Valpolicella

Ernest Hemingway was a great admirer of Valpolicella wine: it is said that he consumed several liters a day when he was in Venice. In his novel “Across the River and into the Trees” (1950), Hemingway described it as:”Dry, red and friendly like the home of a brother with whom you get along“.

The vine presence in Valpolicella Classica dates back to prehistoric times, as evicenced by the discovery of the Ampelophyllum fossil plants genus, ancestors of the Vitis Silvestris and the Vitis Sativa.
Proofs of Vitis Vinifera Sativa cultivation (suitable for wine production) were found in the pre-Roman settlement of Archi di Castelrotto, where numerous grapeseeds of “Vitis Raetica” were found, (dating back to the 7th and 5th century BC). The name “Vitis Raetica” comes from the toponym Raetia, a region that, in the Roman time, extended from the Danube to Canton of Grinsons, including Lombardy and Tyrol up to Verona.

Subsequent traces of the vines cultivation in Valpolicella date back to Roman times, when the Valpolicella wine (called “Acinatico”), obtained with a special grape drying technique, arrived on the tables of imperial palaces.
Celebrated by numerous writers and poets, defined as “Winter must, cold blood of grapes“, Acinatico can be considered the ancestor of the Recioto wine.

A confirmation of the diffusion of the grape drying technique among Romans is the discovery of a roman Villa (2th-3th century AC) in the place called Ambrosan, situated between the villages of S. Pietro in Cariano and Fumane: some of its rooms were equipped with an underfloor heating system used for the grapes drying process to produce the Rhaetian wine.
Later in history, numerous authors have praised the Valpolicella and its wines and many ministers have legislated about the need to protect the vine and its cultivation here.

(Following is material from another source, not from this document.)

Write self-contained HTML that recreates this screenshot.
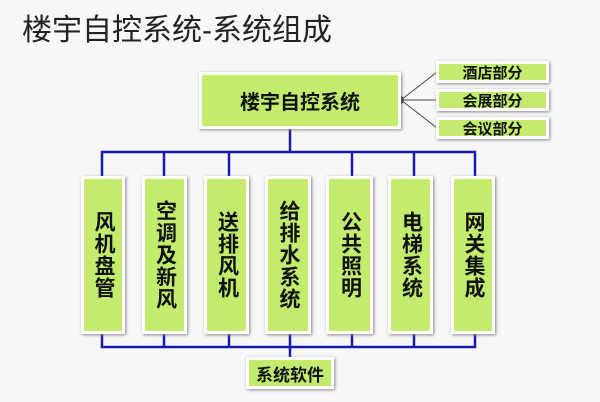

The origin of the Amarone wine is much more recent. The story tells that a winemaker, at the end of the 1930s, finds a forgotten Recioto barrel. When he tasted the wine from the fermenting stem, he exclaimed “This is not an Amaro, it’s an Amarone!”.
Forgetting the Recioto in the barrel, the refermentation process was continued and the result wasn’t a sweet wine, but a dry wine, soft to the taste. This is how Amarone was born, the wine that made the Valpolicella famous in the world.